=== WHAT IS ASKED ===
Copy each line below in which the string "drawn" occurs.

=== DATASET CONTENT ===

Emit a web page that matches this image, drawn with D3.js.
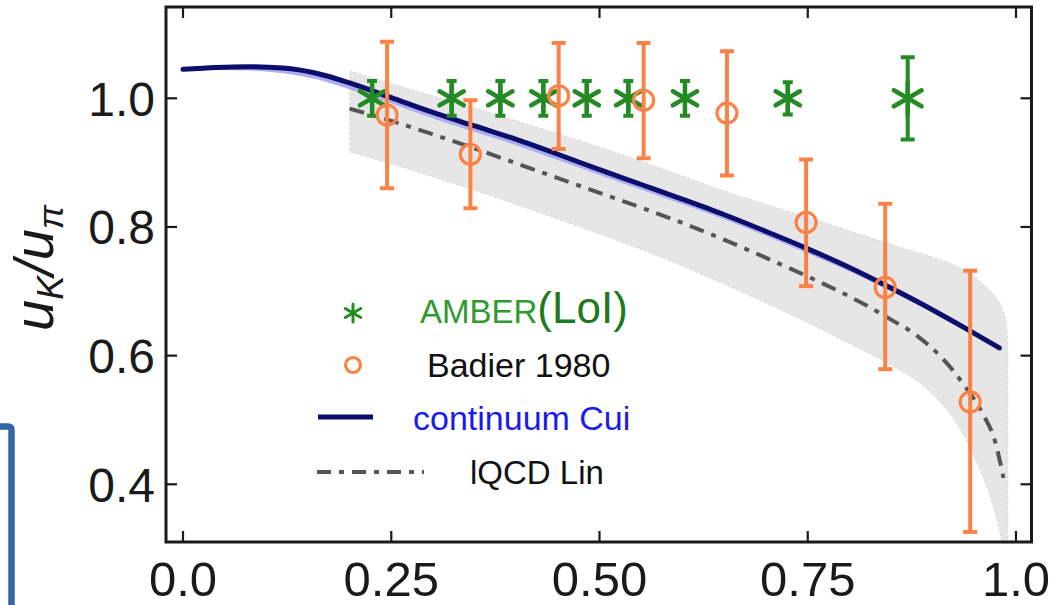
<!DOCTYPE html>
<html><head><meta charset="utf-8">
<script src="https://cdn.jsdelivr.net/npm/d3@7"></script>
<style>html,body{margin:0;padding:0;background:#fff;}svg{display:block;}</style>
</head><body>
<svg id="c" width="1056" height="605"></svg>
<script>
// ---------- data ----------
const xTicks = [0, 0.25, 0.5, 0.75, 1.0];
const xTickLabels = ["0.0", "0.25", "0.50", "0.75", "1.0"];
const yTicks = [0.4, 0.6, 0.8, 1.0];
const yTickLabels = ["0.4", "0.6", "0.8", "1.0"];

// continuum Cui (solid navy)
const cuiX = [0.00,0.04,0.08,0.12,0.16,0.20,0.25,0.30,0.35,0.40,0.45,0.50,0.55,0.60,0.65,0.70,0.75,0.80,0.85,0.90,0.94,0.98];
const cuiY = [1.045,1.048,1.049,1.047,1.039,1.024,1.001,0.978,0.957,0.936,0.913,0.889,0.866,0.843,0.819,0.793,0.766,0.737,0.705,0.671,0.642,0.612];
// thin lavender band around Cui
const cuiBandLo = [1.045,1.046,1.045,1.041,1.032,1.016,0.994,0.971,0.950,0.929,0.906,0.883,0.860,0.837,0.814,0.788,0.761,0.733,0.702,0.669,0.641,0.612];
const cuiBandHi = [1.045,1.049,1.050,1.048,1.040,1.025,1.002,0.979,0.958,0.937,0.914,0.890,0.867,0.844,0.820,0.794,0.767,0.738,0.706,0.672,0.643,0.612];

// lQCD Lin (dash-dot)
const linX = [0.20,0.25,0.30,0.35,0.40,0.45,0.50,0.55,0.60,0.65,0.70,0.75,0.80,0.85,0.88,0.91,0.94,0.96,0.975,0.985];
const linY = [0.984,0.965,0.944,0.922,0.899,0.876,0.853,0.830,0.806,0.780,0.752,0.723,0.692,0.656,0.632,0.598,0.550,0.510,0.466,0.410];
// lQCD band (grey)
const bandX  = [0.20,0.25,0.30,0.35,0.40,0.45,0.50,0.55,0.60,0.65,0.70,0.75,0.80,0.86,0.90,0.93,0.95,0.965,0.977,0.985,0.989,0.990];
const bandHi = [1.043,1.023,1.004,0.985,0.965,0.945,0.924,0.902,0.879,0.856,0.835,0.815,0.794,0.769,0.753,0.738,0.723,0.706,0.688,0.668,0.645,0.620];
const bandLoX = [0.20,0.25,0.30,0.35,0.40,0.45,0.50,0.55,0.60,0.65,0.70,0.75,0.80,0.85,0.90,0.93,0.955,0.975,0.990];
const bandLo  = [0.917,0.898,0.878,0.857,0.835,0.812,0.789,0.765,0.739,0.711,0.682,0.651,0.619,0.585,0.540,0.492,0.428,0.355,0.270];

// Badier 1980
const badX  = [0.245,0.345,0.451,0.553,0.653,0.748,0.843,0.945];
const badY  = [0.974,0.913,1.004,0.997,0.977,0.807,0.706,0.528];
const badHi = [1.088,0.997,1.086,1.086,1.073,0.905,0.836,0.732];
const badLo = [0.860,0.829,0.921,0.907,0.880,0.708,0.579,0.326];

// AMBER (LoI) projection
const ambX  = [0.227,0.3225,0.381,0.4326,0.4847,0.5346,0.6026,0.726,0.870];
const ambY  = [1,1,1,1,1,1,1,1,1];
const ambErr= [0.027,0.027,0.027,0.027,0.027,0.027,0.027,0.025,0.064];

// ---------- layout ----------
const svg = d3.select("#c");
const x = d3.scaleLinear().domain([0,1]).range([183,1016]);
const y = d3.scaleLinear().domain([0.4,1.0]).range([484.3,98.3]);
const F = {l:166, r:1031.5, t:7, b:542};
const font = "'Liberation Sans', Arial, Helvetica, sans-serif";

const defs = svg.append("defs");
defs.append("clipPath").attr("id","clip").append("rect")
  .attr("x",F.l).attr("y",F.t).attr("width",F.r-F.l).attr("height",F.b-F.t);

const g = svg.append("g").attr("clip-path","url(#clip)");

const lineGen = d3.line().x(d=>x(d[0])).y(d=>y(d[1])).curve(d3.curveMonotoneX);

// grey band
const hiPts = bandX.map((d,i)=>[d,bandHi[i]]);
const loPts = bandLoX.map((d,i)=>[d,bandLo[i]]);
const revGen = d3.line().x(d=>x(d[0])).y(d=>y(d[1])).curve(d3.curveMonotoneX);
const loPath = revGen(loPts); // drawn separately then combined via reversed order
const bandPath = lineGen(hiPts) + "L" + x(0.990) + "," + y(0.25) + "L" +
  d3.line().x(d=>x(d[0])).y(d=>y(d[1])).curve(d3.curveMonotoneX)(loPts.slice().reverse().map(d=>d)).slice(1) + "Z";
g.append("path").attr("d",bandPath).attr("fill","#e6e6e6").attr("stroke","#cacaca")
  .attr("stroke-width",0.8).attr("stroke-dasharray","2,3");

// lavender band
const cuiArea = d3.area().x((d,i)=>x(cuiX[i])).y0((d,i)=>y(cuiBandLo[i])).y1((d,i)=>y(cuiBandHi[i]))
  .curve(d3.curveMonotoneX);
g.append("path").attr("d",cuiArea(cuiX)).attr("fill","#adadf3").attr("stroke","#adadf3").attr("stroke-width",2.5);

// lQCD dash-dot
g.append("path").attr("d",lineGen(linX.map((d,i)=>[d,linY[i]])))
  .attr("fill","none").attr("stroke","#555").attr("stroke-width",4).attr("stroke-dasharray","15,8,5,8");

// Cui line
g.append("path").attr("d",lineGen(cuiX.map((d,i)=>[d,cuiY[i]])))
  .attr("fill","none").attr("stroke","#0d0d6b").attr("stroke-width",5).attr("stroke-linecap","round");

// AMBER stars
const green = "#248a24";
function star(sel, cx, cy, r, sw){
  const a = [90, 30, 150].map(v=>v*Math.PI/180);
  a.forEach(t=>{
    sel.append("line").attr("x1",cx-r*Math.cos(t)).attr("y1",cy-r*Math.sin(t))
      .attr("x2",cx+r*Math.cos(t)).attr("y2",cy+r*Math.sin(t))
      .attr("stroke",green).attr("stroke-width",sw).attr("stroke-linecap","round");
  });
}
ambX.forEach((xv,i)=>{
  const cx = x(xv), cy = y(ambY[i]);
  const yt = y(ambY[i]+ambErr[i]), yb = y(ambY[i]-ambErr[i]);
  const cw = i===ambX.length-1 ? 7 : 5;
  g.append("line").attr("x1",cx).attr("x2",cx).attr("y1",yt).attr("y2",yb).attr("stroke",green).attr("stroke-width",4);
  [yt,yb].forEach(yy=>g.append("line").attr("x1",cx-cw).attr("x2",cx+cw).attr("y1",yy).attr("y2",yy)
     .attr("stroke",green).attr("stroke-width",4));
  star(g, cx, cy, i===ambX.length-1 ? 16 : 14, 4.5);
});

// Badier
const orange = "#fb8247";
badX.forEach((xv,i)=>{
  const cx = x(xv);
  g.append("line").attr("x1",cx).attr("x2",cx).attr("y1",y(badHi[i])).attr("y2",y(badLo[i]))
    .attr("stroke",orange).attr("stroke-width",4);
  [badHi[i],badLo[i]].forEach(v=>g.append("line").attr("x1",cx-7).attr("x2",cx+7)
    .attr("y1",y(v)).attr("y2",y(v)).attr("stroke",orange).attr("stroke-width",4));
  g.append("circle").attr("cx",cx).attr("cy",y(badY[i])).attr("r",10)
    .attr("fill","none").attr("stroke",orange).attr("stroke-width",3.2);
});

// ---------- frame & ticks ----------
const ax = svg.append("g").attr("stroke","#1a1a1a");
ax.append("rect").attr("x",F.l).attr("y",F.t).attr("width",F.r-F.l).attr("height",F.b-F.t)
  .attr("fill","none").attr("stroke-width",3);
xTicks.forEach(v=>{
  ax.append("line").attr("x1",x(v)).attr("x2",x(v)).attr("y1",F.b).attr("y2",F.b-11).attr("stroke-width",2.2);
  ax.append("line").attr("x1",x(v)).attr("x2",x(v)).attr("y1",F.t).attr("y2",F.t+11).attr("stroke-width",2.2);
});
yTicks.forEach(v=>{
  ax.append("line").attr("x1",F.l).attr("x2",F.l+11).attr("y1",y(v)).attr("y2",y(v)).attr("stroke-width",2.2);
  ax.append("line").attr("x1",F.r).attr("x2",F.r-11).attr("y1",y(v)).attr("y2",y(v)).attr("stroke-width",2.2);
});
xTicks.forEach((v,i)=>{
  svg.append("text").attr("x",x(v)).attr("y",596).attr("text-anchor","middle")
    .attr("font-family",font).attr("font-size",49).attr("fill","#1a1a1a").text(xTickLabels[i]);
});
yTicks.forEach((v,i)=>{
  svg.append("text").attr("x",155).attr("y",y(v)+17.5).attr("text-anchor","end")
    .attr("font-family",font).attr("font-size",48).attr("fill","#1a1a1a").text(yTickLabels[i]);
});

// y-axis label
const yl = svg.append("text").attr("transform","translate(53,268) rotate(-90)")
  .attr("text-anchor","middle").attr("font-family",font).attr("font-style","italic")
  .attr("font-size",56).attr("fill","#1a1a1a");
yl.append("tspan").text("u");
yl.append("tspan").attr("font-size",36).attr("dy",10).text("K");
yl.append("tspan").attr("dy",-10).text("/u");
yl.append("tspan").attr("font-size",36).attr("dy",10).text("π");

// ---------- legend ----------
star(svg, 353, 313, 9, 3);
svg.append("text").attr("x",420).attr("y",323).attr("font-family",font).attr("font-size",33)
  .attr("fill","#2f9a2f").text("AMBER")
  .append("tspan").attr("font-size",44).attr("fill","#1f7a1f").text("(LoI)");
svg.append("circle").attr("cx",353).attr("cy",365).attr("r",7.5).attr("fill","none")
  .attr("stroke",orange).attr("stroke-width",3.2);
svg.append("text").attr("x",427).attr("y",377).attr("font-family",font).attr("font-size",34)
  .attr("fill","#111").text("Badier 1980");
svg.append("line").attr("x1",318).attr("x2",373).attr("y1",417).attr("y2",417)
  .attr("stroke","#0d0d6b").attr("stroke-width",5);
svg.append("text").attr("x",413).attr("y",430).attr("font-family",font).attr("font-size",34)
  .attr("fill","#1a1aee").text("continuum Cui");
svg.append("line").attr("x1",317).attr("x2",424).attr("y1",472).attr("y2",472)
  .attr("stroke","#555").attr("stroke-width",4).attr("stroke-dasharray","14,8,5,8");
svg.append("text").attr("x",470).attr("y",484).attr("font-family",font).attr("font-size",33)
  .attr("fill","#111").text("lQCD Lin");

// blue box at bottom-left
svg.append("path").attr("d","M-10,426.5 L8,426.5 Q11.5,426.5 11.5,430 L11.5,615")
  .attr("fill","none").attr("stroke","#3564a8").attr("stroke-width",6.5);
</script>
</body></html>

=== FINAL RESULT ===
Emit a web page that matches this image, drawn with D3.js.
const loPath = revGen(loPts); // drawn separately then combined via reversed order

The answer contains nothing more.